Amelio announced that Apple would lose $740 million for the second quarter of 1996. The company had been hemorrhaging, but this loss was staggering. By this time, Shriner's team in San Jose had grown to nearly 60 people, and Exponential's burn rate was approaching $1 million per month. Shriner and Dorris had to secure another round of funding, and they hoped that the venture-capital community would not look too unkindly at Exponential's alliance with Apple. Valdes, hoping to secure more orders, intensified her talks with Power Computing and Umax. "It was becoming clear to us that we would need an escape door from Apple,'' she says.

It was also becoming clear that Exponential would miss the target date for the rollout of its first chips: Hitachi was late in delivering parts. On July 17, Taylor and his engineers loaded the X704 microprocessors into a Macintosh machine for the first time. The processors ran at 410 MHz -- which was 40 MHz below what Exponential had promised Apple for its first milestone, but double the speed of Intel's fastest chip. The results were by no means perfect, but they were remarkable. "It was 4:45 in the afternoon when the system booted up," recalls Dorris. "Everyone was pretty excited. Champagne corks were flying.''

In October, Exponential unveiled its microprocessor at a bash that it threw for Apple and for the press at the Fairmont Hotel in San Jose. And in November, at Comdex, the company unveiled the processor before a more general audience, earning rave reviews by using the device to run amazingly realistic 3-D animation.

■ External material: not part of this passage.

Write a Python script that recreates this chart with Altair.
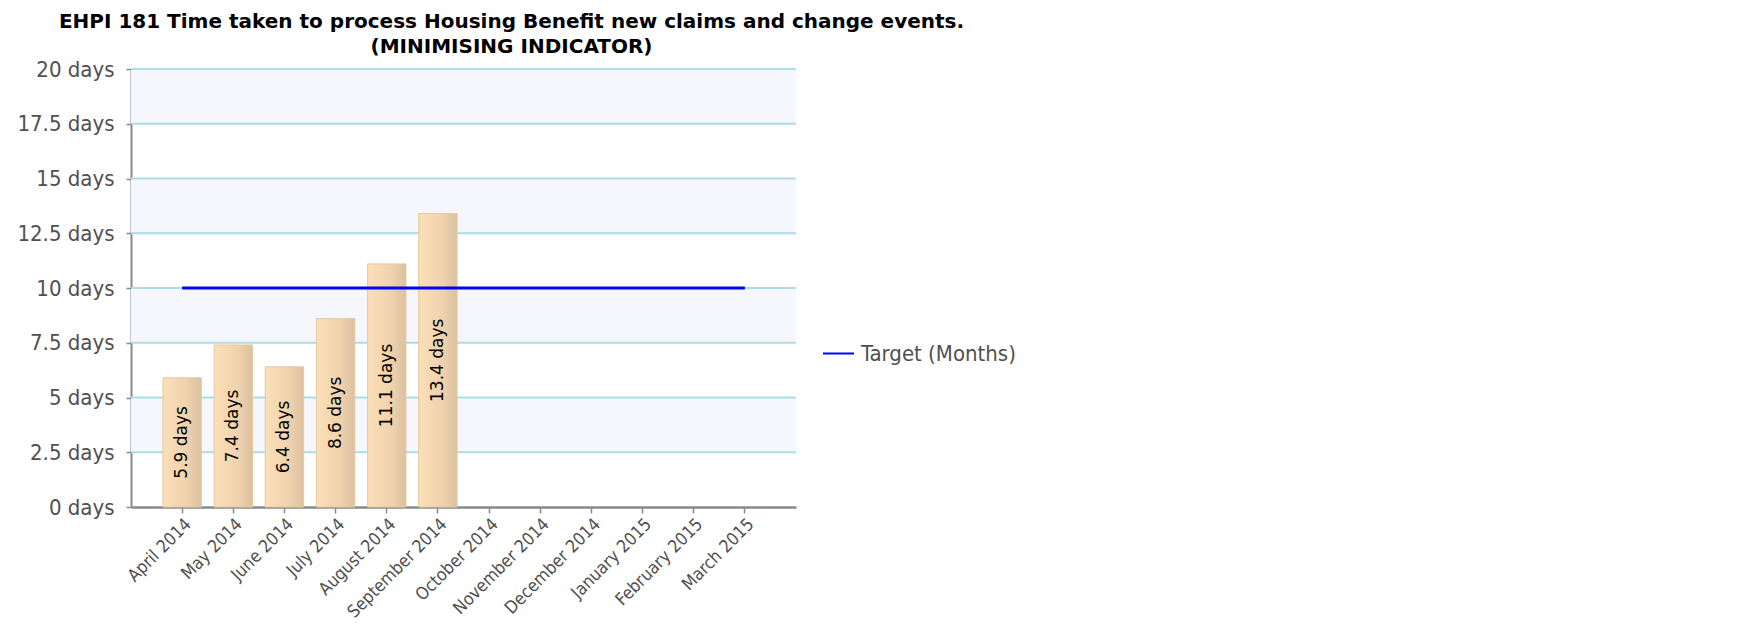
import altair as alt
import pandas as pd

months = ["April 2014", "May 2014", "June 2014", "July 2014", "August 2014",
          "September 2014", "October 2014", "November 2014", "December 2014",
          "January 2015", "February 2015", "March 2015"]
bar_months = months[:6]
bar_values = [5.9, 7.4, 6.4, 8.6, 11.1, 13.4]
target_values = [10] * 12
tick_values = [0, 2.5, 5, 7.5, 10, 12.5, 15, 17.5, 20]
band_lo = [2.5, 7.5, 12.5, 17.5]
band_hi = [5, 10, 15, 20]
series_name = "Target (Months)"

W, H = 665, 438
AX_FONT = "DejaVu Sans Condensed"

bars_df = pd.DataFrame({"month": bar_months, "value": bar_values,
                        "label": [f"{v} days" for v in bar_values]})
bars_df["half"] = bars_df["value"] / 2
target_df = pd.DataFrame({"month": months, "value": target_values,
                          "series": [series_name] * len(months)})
band_df = pd.DataFrame({"lo": band_lo, "hi": band_hi})
grid_df = pd.DataFrame({"v": tick_values[1:]})

xscale = alt.Scale(domain=months, paddingInner=0.25, paddingOuter=0.625)
yscale = alt.Scale(domain=[0, 20], nice=False)

xaxis = alt.Axis(title=None, labelAngle=-45, labelFont=AX_FONT, labelFontSize=17.5,
                 labelColor="#505050", domainColor="#8a8a8a", domainWidth=2.5,
                 tickColor="#8a8a8a", tickSize=6, tickWidth=1.5, labelPadding=2,
                 grid=False, labelOverlap=False)
yaxis = alt.Axis(title=None, values=tick_values, labelExpr="datum.value + ' days'",
                 labelFont=AX_FONT, labelFontSize=22, labelColor="#505050",
                 domainColor="#8a8a8a", domainWidth=2, tickColor="#8a8a8a",
                 tickSize=5, tickWidth=1.5, labelPadding=12, grid=False)

bands = alt.Chart(band_df).mark_rect(color="#F5F7FD").encode(
    x=alt.value(0), x2=alt.value(W),
    y=alt.Y("lo:Q", scale=yscale, axis=yaxis),
    y2="hi:Q",
)

grid = alt.Chart(grid_df).mark_rule(color="#A9DDE7", strokeWidth=2).encode(
    y=alt.Y("v:Q", scale=yscale),
)

bar_fill = alt.Gradient(
    gradient="linear",
    stops=[alt.GradientStop(color="#FBDFB8", offset=0),
           alt.GradientStop(color="#F0D3AE", offset=0.6),
           alt.GradientStop(color="#DCC1A0", offset=1)],
    x1=0, x2=1, y1=0, y2=0,
)

bars = alt.Chart(bars_df).mark_bar(color=bar_fill, stroke="#E6C89E", strokeWidth=1).encode(
    x=alt.X("month:N", scale=xscale, axis=xaxis, sort=months),
    y=alt.Y("value:Q", scale=yscale),
)

labels = alt.Chart(bars_df).mark_text(angle=270, align="center", baseline="middle",
                                      font="DejaVu Sans", fontSize=17, color="black").encode(
    x=alt.X("month:N", scale=xscale, sort=months),
    y=alt.Y("half:Q", scale=yscale),
    text="label:N",
)

line = alt.Chart(target_df).mark_line(strokeWidth=3).encode(
    x=alt.X("month:N", scale=xscale, sort=months),
    y=alt.Y("value:Q", scale=yscale),
    color=alt.Color("series:N",
                    scale=alt.Scale(domain=[series_name], range=["#0000FF"]),
                    legend=alt.Legend(title=None, orient="none", legendX=691, legendY=268,
                                      symbolType="stroke", symbolStrokeWidth=2,
                                      symbolSize=960, labelFont=AX_FONT, labelFontSize=22,
                                      labelColor="#505050", labelOffset=6)),
)

chart = alt.layer(bands, grid, bars, labels, line).properties(
    width=W, height=H,
    title=alt.TitleParams(
        text=["EHPI 181 Time taken to process Housing Benefit new claims and change events.",
              "(MINIMISING INDICATOR)"],
        font="DejaVu Sans", fontSize=20, fontWeight="bold", color="black",
        anchor="middle", lineHeight=25, offset=1, dx=48),
    autosize=alt.AutoSizeParams(type="none"),
    padding={"left": 123, "top": 61, "right": 260, "bottom": 115},
).configure_view(stroke=None)

chart.save("out.html", embed_options={"renderer": "svg", "actions": False})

"I remember the kickoff party," recalls Isabel Gonzalez, 44, Shriner's administrative assistant at Apple, who rejoined him at Exponential. Her husband, Victor, also joined the company, as a systems administrator. "You could see the excitement on everyone's face. On that day, we introduced our product to the world.''

The world liked it. Despite Apple's troubles, Exponential raised more than $12 million in additional venture money. That was the good news. The bad news: The money was already spoken for. Shriner had not been blind to the problems at Apple. So he had recruited another team of engineers, and charged them with developing superfast chips for the Intel-compatible market. It was a smart move -- but it carried financial and organizational costs: The two teams of engineers were spending piles of money. And the Mac-compatible team was doing its best to run the Intel-compatible team out of San Jose. "It got real ugly,'' Shriner recalls. "It came down to a battle for limited resources.''

Hoping to avoid a civil war, Shriner talked with Paul Nixon, a manager and microprocessor engineer with whom he had worked at Apple, about moving the Intel team to Austin, Texas. Nixon liked the idea and began recruiting engineers in Austin. Within two months, he had 20 employees -- most of them engineers -- on his unit's payroll. Now there were, in effect, two Exponentials.

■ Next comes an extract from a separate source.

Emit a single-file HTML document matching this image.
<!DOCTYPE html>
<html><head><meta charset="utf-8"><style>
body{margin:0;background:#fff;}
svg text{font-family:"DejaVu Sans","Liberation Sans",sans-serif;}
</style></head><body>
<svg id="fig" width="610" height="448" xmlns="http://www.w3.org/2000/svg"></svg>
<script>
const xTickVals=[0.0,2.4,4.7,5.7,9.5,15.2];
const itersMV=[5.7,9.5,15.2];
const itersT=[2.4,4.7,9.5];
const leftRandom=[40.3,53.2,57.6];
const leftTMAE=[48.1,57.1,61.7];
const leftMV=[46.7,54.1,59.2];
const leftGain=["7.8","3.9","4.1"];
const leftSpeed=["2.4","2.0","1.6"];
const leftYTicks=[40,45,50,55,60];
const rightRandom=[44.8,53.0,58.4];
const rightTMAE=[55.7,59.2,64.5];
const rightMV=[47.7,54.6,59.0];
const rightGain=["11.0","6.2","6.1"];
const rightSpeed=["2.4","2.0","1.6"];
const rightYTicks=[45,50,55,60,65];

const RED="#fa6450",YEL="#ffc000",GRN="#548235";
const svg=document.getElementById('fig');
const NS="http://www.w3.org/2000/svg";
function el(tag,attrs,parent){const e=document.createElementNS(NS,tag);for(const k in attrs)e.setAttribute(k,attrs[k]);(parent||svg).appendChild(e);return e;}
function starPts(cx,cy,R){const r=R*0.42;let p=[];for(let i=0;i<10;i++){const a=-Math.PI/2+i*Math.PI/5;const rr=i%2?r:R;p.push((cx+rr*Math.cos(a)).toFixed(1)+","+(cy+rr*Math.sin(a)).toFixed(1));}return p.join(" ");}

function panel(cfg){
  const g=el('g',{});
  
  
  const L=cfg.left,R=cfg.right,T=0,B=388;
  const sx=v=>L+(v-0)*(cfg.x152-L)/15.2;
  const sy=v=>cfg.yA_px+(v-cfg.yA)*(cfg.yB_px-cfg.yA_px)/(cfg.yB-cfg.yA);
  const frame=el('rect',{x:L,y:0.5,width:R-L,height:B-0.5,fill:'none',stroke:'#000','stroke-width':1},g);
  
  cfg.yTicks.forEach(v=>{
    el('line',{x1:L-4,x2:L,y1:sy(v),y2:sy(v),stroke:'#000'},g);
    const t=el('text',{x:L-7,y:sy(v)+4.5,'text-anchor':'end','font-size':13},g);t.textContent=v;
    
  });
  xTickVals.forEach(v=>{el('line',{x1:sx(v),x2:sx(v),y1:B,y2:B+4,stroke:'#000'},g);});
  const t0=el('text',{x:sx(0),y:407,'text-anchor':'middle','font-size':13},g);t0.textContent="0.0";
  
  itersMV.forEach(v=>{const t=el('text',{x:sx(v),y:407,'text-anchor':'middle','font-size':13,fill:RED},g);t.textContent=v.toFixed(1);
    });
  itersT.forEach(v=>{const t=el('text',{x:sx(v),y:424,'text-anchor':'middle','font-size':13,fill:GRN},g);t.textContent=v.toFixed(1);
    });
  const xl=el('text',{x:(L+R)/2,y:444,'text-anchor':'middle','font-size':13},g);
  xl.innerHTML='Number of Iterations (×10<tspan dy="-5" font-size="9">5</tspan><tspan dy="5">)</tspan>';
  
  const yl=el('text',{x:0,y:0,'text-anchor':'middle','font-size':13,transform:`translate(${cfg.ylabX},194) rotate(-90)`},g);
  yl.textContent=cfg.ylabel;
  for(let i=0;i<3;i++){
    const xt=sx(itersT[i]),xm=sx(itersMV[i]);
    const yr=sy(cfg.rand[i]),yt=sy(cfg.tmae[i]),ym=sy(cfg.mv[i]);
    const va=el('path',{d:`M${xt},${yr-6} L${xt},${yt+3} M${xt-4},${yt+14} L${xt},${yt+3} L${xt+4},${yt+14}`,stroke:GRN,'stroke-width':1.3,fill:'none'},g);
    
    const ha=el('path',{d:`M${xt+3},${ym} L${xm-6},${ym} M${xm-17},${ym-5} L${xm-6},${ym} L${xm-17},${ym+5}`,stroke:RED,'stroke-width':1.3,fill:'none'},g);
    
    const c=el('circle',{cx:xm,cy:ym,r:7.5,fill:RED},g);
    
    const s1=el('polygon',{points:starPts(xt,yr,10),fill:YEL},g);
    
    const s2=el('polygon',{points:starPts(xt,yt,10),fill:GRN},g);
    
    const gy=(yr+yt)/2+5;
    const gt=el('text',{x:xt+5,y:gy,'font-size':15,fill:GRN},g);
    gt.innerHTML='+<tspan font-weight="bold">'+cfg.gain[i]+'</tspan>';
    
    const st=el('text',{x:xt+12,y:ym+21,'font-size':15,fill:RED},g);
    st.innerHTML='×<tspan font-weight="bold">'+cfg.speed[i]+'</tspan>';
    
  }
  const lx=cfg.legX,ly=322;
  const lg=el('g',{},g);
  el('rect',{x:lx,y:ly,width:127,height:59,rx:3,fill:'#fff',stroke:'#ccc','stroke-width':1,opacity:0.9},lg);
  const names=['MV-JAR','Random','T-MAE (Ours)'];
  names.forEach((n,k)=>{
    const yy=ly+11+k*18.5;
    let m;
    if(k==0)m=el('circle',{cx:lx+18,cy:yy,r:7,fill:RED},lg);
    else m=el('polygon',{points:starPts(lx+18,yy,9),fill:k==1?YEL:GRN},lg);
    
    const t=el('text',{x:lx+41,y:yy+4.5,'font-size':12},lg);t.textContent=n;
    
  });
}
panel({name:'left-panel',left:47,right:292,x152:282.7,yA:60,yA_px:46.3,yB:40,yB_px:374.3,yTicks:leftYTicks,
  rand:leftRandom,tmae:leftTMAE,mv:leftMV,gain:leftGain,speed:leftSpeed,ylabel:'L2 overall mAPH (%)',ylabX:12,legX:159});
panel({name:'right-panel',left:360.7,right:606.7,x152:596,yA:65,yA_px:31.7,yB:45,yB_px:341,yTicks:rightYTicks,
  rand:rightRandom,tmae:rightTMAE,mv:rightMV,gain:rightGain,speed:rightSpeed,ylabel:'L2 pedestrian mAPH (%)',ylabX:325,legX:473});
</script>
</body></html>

Then came a pair of back-to-back blows that would ultimately seal Exponential's fate. On December 20, Apple agreed to buy Next Computer Inc. for $430 million. Along with the company came Steve Jobs -- Next's CEO, Apple's former CEO, and now a key adviser to Gil Amelio. Among Jobs's first pieces of advice: Drop the OS licenses, ditch the clones, reverse course.

A little more than two weeks later, Amelio announced that Apple had lost $120 million during the previous quarter and that layoffs would follow, as would other severe cost-cutting measures -- including a reduction in R&D spending. "It was clear then that our future would be with the clones,'' says Shriner. As if to reinforce the point, Power Computing stole the show at that year's Macworld convention, held in San Francisco -- and Power Computing executives were proselytizing Exponential's chips. Macworld magazine, in the issue coinciding with the convention, named Exponential's chip "the most promising technology'' for the year to come.

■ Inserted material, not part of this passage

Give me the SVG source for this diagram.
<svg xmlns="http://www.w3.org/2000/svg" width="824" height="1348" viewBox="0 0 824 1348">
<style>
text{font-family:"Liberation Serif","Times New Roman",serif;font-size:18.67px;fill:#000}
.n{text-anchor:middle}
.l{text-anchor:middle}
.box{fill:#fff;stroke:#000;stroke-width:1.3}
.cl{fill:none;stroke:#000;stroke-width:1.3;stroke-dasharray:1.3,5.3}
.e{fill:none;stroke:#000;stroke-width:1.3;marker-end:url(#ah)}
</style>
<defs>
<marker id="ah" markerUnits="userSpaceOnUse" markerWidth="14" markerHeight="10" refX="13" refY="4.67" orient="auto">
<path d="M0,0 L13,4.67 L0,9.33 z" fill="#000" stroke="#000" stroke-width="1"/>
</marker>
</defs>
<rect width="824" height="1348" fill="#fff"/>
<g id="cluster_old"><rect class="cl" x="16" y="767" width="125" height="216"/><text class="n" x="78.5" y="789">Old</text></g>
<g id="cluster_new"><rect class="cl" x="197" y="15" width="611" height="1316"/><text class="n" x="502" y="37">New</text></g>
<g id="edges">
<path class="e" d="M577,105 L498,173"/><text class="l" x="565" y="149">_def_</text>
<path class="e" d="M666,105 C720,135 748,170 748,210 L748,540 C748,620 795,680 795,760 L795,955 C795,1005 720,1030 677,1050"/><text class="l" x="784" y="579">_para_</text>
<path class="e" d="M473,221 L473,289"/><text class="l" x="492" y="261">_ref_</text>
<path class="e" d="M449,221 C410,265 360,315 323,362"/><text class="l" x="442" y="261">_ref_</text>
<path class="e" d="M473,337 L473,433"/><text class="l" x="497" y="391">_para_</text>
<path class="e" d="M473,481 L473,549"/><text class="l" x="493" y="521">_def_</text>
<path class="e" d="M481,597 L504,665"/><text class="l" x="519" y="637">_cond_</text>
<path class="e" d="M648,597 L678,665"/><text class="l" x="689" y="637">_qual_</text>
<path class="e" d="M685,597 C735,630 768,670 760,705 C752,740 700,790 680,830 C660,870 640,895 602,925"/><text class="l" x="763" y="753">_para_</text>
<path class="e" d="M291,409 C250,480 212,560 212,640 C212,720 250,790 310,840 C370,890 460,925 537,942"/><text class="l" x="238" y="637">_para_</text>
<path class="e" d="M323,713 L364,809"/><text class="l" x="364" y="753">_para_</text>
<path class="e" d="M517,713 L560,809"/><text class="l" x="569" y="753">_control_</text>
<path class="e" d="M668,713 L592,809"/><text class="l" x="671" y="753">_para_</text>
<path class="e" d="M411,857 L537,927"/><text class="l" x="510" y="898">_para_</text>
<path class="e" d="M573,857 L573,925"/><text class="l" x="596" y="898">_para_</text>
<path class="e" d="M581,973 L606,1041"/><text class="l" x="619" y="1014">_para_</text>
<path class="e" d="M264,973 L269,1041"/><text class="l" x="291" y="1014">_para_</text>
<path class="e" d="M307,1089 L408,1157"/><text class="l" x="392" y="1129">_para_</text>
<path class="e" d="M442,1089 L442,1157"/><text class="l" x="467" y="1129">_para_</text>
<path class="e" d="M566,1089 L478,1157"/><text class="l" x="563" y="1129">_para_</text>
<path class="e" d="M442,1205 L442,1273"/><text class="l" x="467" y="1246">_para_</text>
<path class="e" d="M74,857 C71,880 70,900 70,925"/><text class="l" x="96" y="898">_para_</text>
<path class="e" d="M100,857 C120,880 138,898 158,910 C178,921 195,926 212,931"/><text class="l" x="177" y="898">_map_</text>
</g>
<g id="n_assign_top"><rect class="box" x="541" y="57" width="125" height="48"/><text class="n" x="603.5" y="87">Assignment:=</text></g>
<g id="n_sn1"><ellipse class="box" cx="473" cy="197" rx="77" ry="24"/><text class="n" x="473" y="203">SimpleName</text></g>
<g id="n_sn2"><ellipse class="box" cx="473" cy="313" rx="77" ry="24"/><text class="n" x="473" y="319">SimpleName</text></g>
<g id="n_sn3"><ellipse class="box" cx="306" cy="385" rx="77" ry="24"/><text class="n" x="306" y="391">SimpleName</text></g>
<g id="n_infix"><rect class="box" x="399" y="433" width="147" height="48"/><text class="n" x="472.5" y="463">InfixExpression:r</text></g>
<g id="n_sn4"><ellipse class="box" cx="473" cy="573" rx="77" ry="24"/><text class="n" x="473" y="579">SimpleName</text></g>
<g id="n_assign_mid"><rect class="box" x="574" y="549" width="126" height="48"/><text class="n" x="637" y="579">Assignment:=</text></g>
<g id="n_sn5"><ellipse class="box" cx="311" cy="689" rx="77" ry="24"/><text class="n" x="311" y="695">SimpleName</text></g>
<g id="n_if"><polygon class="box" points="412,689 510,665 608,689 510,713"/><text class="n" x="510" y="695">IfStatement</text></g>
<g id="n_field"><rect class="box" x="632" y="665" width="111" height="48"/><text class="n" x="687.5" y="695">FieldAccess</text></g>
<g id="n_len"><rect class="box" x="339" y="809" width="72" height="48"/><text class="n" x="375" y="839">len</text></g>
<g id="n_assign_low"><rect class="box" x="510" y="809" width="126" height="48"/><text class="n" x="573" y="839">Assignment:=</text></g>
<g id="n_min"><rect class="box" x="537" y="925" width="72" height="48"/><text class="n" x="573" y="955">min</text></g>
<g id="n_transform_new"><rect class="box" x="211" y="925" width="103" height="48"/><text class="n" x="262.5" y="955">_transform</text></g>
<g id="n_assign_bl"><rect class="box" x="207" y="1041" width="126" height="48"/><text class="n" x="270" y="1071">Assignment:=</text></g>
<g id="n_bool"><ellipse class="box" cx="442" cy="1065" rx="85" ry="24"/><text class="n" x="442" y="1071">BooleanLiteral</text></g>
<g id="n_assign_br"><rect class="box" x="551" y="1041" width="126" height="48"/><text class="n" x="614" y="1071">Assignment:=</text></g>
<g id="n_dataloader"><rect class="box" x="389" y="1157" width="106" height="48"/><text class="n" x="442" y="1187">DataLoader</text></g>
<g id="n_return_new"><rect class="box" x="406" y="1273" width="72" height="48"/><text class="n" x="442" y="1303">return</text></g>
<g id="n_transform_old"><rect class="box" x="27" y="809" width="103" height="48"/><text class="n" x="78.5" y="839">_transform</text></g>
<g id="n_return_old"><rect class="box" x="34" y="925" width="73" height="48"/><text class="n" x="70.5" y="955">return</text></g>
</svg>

"Rick was the belle of the ball,'' Valdes recalls. "I'm telling you, our phone didn't stop ringing.''

Meanwhile, Hitachi had produced an inventory of more than 7,000 410-MHz chips, and Exponential began to stockpile them. But there were no buyers. Apple balked, saying that the chips weren't up to standard. Furthermore, John Rubenstein, Apple's newly installed vice president of engineering and formerly Jobs's lieutenant at Next, announced that Apple had become intrigued by a promising PowerPC chip that IBM was developing.